#### What the task requires
Line by line, repeat the data below exactly, beginning at the first line and ending at the line with "const trendY = trendX.map(x". Omit pictures.

#### Data
+++
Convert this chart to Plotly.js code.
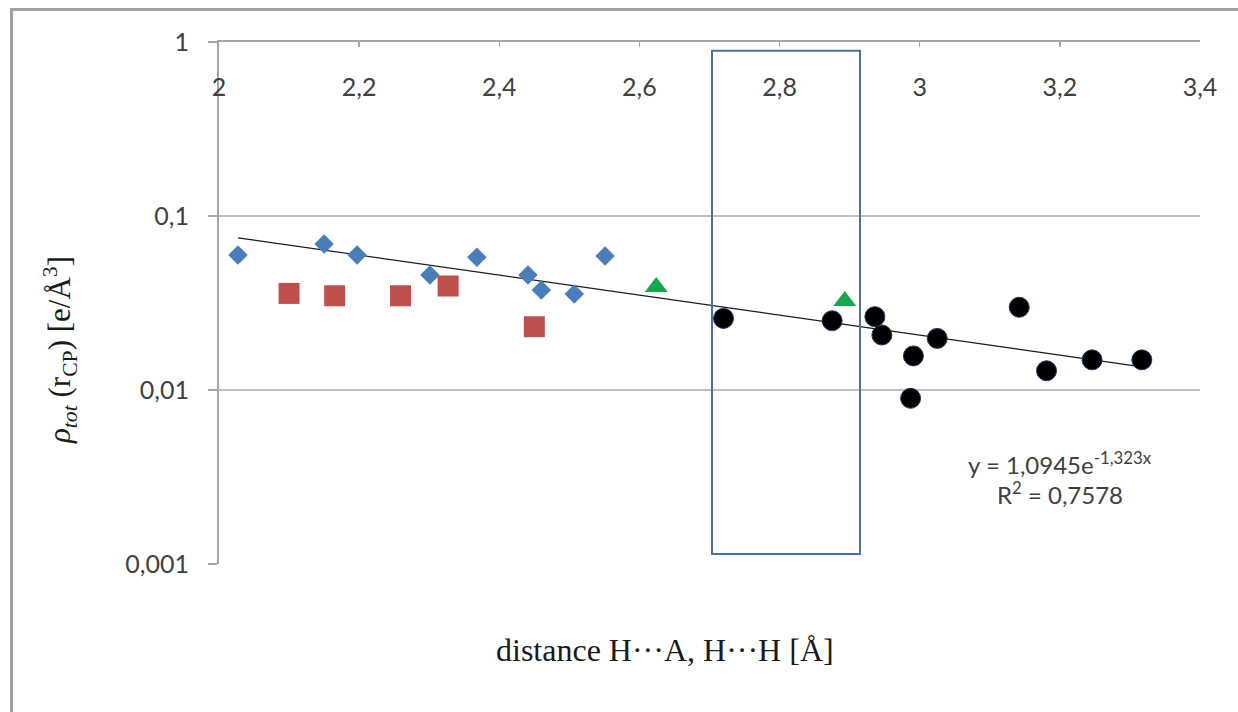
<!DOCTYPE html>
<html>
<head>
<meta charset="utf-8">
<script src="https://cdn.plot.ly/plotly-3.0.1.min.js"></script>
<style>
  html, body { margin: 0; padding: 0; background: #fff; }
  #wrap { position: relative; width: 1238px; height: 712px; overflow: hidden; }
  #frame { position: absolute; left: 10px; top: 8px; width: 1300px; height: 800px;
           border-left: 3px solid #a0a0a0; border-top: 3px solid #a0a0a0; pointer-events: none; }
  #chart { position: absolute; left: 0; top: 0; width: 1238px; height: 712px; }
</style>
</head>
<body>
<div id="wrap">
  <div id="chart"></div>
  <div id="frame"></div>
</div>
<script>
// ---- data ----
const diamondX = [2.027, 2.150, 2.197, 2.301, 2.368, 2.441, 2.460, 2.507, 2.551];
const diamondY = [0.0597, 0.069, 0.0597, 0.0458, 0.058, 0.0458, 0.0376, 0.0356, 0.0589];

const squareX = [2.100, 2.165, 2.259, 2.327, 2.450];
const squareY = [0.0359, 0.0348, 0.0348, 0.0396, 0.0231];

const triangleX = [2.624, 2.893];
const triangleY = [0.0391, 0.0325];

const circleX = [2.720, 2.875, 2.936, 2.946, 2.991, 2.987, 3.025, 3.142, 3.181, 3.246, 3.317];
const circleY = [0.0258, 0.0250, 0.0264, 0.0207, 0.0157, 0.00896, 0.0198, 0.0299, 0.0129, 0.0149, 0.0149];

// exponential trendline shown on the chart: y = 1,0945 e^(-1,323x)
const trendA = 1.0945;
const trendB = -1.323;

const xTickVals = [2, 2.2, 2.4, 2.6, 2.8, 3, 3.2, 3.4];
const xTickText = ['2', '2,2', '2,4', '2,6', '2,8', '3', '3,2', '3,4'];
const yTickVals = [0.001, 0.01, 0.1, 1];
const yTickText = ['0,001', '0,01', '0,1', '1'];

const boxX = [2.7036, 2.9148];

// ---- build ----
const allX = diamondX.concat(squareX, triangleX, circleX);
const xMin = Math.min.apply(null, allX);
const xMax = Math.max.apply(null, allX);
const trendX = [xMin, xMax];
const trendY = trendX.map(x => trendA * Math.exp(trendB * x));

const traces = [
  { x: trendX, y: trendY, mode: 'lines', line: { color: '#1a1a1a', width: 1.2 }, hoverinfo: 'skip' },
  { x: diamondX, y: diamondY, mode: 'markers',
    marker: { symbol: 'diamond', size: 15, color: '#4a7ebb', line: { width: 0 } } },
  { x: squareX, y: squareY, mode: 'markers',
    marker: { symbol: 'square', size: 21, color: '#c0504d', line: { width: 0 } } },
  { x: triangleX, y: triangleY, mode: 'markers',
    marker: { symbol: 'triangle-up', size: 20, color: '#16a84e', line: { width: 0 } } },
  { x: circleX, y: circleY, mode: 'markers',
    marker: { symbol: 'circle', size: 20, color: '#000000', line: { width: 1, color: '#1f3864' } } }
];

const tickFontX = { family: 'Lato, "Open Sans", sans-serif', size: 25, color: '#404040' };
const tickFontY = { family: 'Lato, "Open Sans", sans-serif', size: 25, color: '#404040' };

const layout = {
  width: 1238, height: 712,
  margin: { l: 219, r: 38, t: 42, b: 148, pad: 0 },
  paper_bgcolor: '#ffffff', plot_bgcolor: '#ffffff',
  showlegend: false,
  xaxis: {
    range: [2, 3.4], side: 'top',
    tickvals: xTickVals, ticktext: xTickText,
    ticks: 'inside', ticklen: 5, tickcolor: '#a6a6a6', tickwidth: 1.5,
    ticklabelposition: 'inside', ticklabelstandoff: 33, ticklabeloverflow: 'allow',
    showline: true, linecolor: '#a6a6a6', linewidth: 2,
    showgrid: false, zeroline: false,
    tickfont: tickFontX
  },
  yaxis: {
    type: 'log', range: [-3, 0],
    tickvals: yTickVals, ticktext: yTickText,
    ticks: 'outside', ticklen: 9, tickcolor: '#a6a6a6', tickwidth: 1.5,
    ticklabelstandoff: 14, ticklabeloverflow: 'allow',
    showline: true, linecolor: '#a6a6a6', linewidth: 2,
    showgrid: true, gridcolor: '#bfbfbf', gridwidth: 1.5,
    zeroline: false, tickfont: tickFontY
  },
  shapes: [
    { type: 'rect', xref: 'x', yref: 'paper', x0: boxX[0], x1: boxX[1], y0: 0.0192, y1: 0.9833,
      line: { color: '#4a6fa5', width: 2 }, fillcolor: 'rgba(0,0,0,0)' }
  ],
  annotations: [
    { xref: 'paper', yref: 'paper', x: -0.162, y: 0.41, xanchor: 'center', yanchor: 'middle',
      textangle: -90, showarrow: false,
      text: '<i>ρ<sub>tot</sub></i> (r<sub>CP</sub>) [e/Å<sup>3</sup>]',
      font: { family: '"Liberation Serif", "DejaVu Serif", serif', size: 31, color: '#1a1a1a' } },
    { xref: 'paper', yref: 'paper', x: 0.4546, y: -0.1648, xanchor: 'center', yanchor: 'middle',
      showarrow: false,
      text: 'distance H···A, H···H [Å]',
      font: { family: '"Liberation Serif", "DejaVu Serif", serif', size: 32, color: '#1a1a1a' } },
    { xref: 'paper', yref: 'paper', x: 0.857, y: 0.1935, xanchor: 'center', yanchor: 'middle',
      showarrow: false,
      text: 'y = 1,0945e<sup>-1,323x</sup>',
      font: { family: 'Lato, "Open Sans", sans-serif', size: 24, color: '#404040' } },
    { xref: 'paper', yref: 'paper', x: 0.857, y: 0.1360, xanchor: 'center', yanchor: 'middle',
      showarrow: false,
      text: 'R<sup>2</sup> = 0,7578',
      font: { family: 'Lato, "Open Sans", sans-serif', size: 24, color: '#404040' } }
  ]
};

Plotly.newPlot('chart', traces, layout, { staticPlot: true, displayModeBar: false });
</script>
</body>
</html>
+++
#### Response below
Convert this chart to Plotly.js code.
<!DOCTYPE html>
<html>
<head>
<meta charset="utf-8">
<script src="https://cdn.plot.ly/plotly-3.0.1.min.js"></script>
<style>
  html, body { margin: 0; padding: 0; background: #fff; }
  #wrap { position: relative; width: 1238px; height: 712px; overflow: hidden; }
  #frame { position: absolute; left: 10px; top: 8px; width: 1300px; height: 800px;
           border-left: 3px solid #a0a0a0; border-top: 3px solid #a0a0a0; pointer-events: none; }
  #chart { position: absolute; left: 0; top: 0; width: 1238px; height: 712px; }
</style>
</head>
<body>
<div id="wrap">
  <div id="chart"></div>
  <div id="frame"></div>
</div>
<script>
// ---- data ----
const diamondX = [2.027, 2.150, 2.197, 2.301, 2.368, 2.441, 2.460, 2.507, 2.551];
const diamondY = [0.0597, 0.069, 0.0597, 0.0458, 0.058, 0.0458, 0.0376, 0.0356, 0.0589];

const squareX = [2.100, 2.165, 2.259, 2.327, 2.450];
const squareY = [0.0359, 0.0348, 0.0348, 0.0396, 0.0231];

const triangleX = [2.624, 2.893];
const triangleY = [0.0391, 0.0325];

const circleX = [2.720, 2.875, 2.936, 2.946, 2.991, 2.987, 3.025, 3.142, 3.181, 3.246, 3.317];
const circleY = [0.0258, 0.0250, 0.0264, 0.0207, 0.0157, 0.00896, 0.0198, 0.0299, 0.0129, 0.0149, 0.0149];

// exponential trendline shown on the chart: y = 1,0945 e^(-1,323x)
const trendA = 1.0945;
const trendB = -1.323;

const xTickVals = [2, 2.2, 2.4, 2.6, 2.8, 3, 3.2, 3.4];
const xTickText = ['2', '2,2', '2,4', '2,6', '2,8', '3', '3,2', '3,4'];
const yTickVals = [0.001, 0.01, 0.1, 1];
const yTickText = ['0,001', '0,01', '0,1', '1'];

const boxX = [2.7036, 2.9148];

// ---- build ----
const allX = diamondX.concat(squareX, triangleX, circleX);
const xMin = Math.min.apply(null, allX);
const xMax = Math.max.apply(null, allX);
const trendX = [xMin, xMax];
const trendY = trendX.map(x => trendA * Math.exp(trendB * x));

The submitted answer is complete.